RoaringBitmap / roaring-rs

A better compressed bitset in Rust
https://docs.rs/roaring/
Apache License 2.0
741 stars 82 forks source link

Hand tune array-bitset aggregates #166

Open saik0 opened 2 years ago

saik0 commented 2 years ago

arXiv:1709.07821 Roaring Bitmaps: Implementation of an Optimized Software Library (Section 4.1.1) (Section 3.2)

Cardinality tracking was added in #127, however we're leaving some perf on the floor.

We also find that if we use bit-manipulation instructions and hand-tuned assembly, we can roughly double the speed at which we can change bits in a bitset, compared to compiler-generated machine code with all optimization flags activated. It is true not only when setting bits, but also when clearing or flipping them—in which cases we need to use the btr and btc instructions instead. Informally, we tested various C compilers and could not find any that could perform nearly as well as hand-tuned assembly code.
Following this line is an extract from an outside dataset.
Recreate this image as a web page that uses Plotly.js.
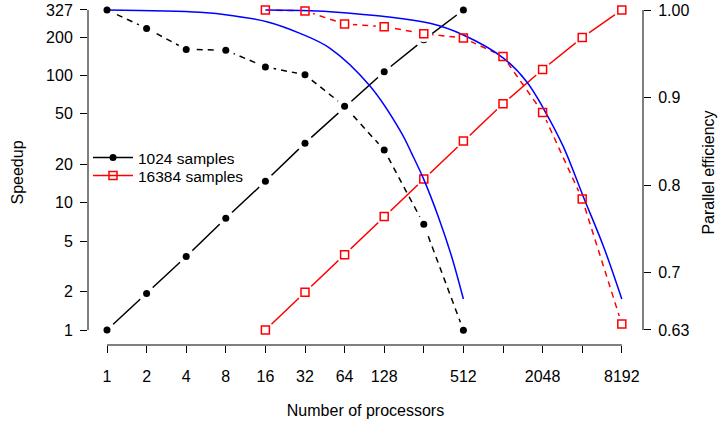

This may, of course, change in the future.

CRoaring source

Planning

  1. Do we want to implement this optimization? 2x is a huge speed up, but only on x86
  2. The compiler is sufficiently smart to use bts but not sbb, perhaps we can write rust that compiles to the asm we want
  3. If not there's always the asm! macro (nightly only), or if want it in stable then we can write a small C lib for the asm and link it
saik0 commented 2 years ago

inline asm stabilized 🎉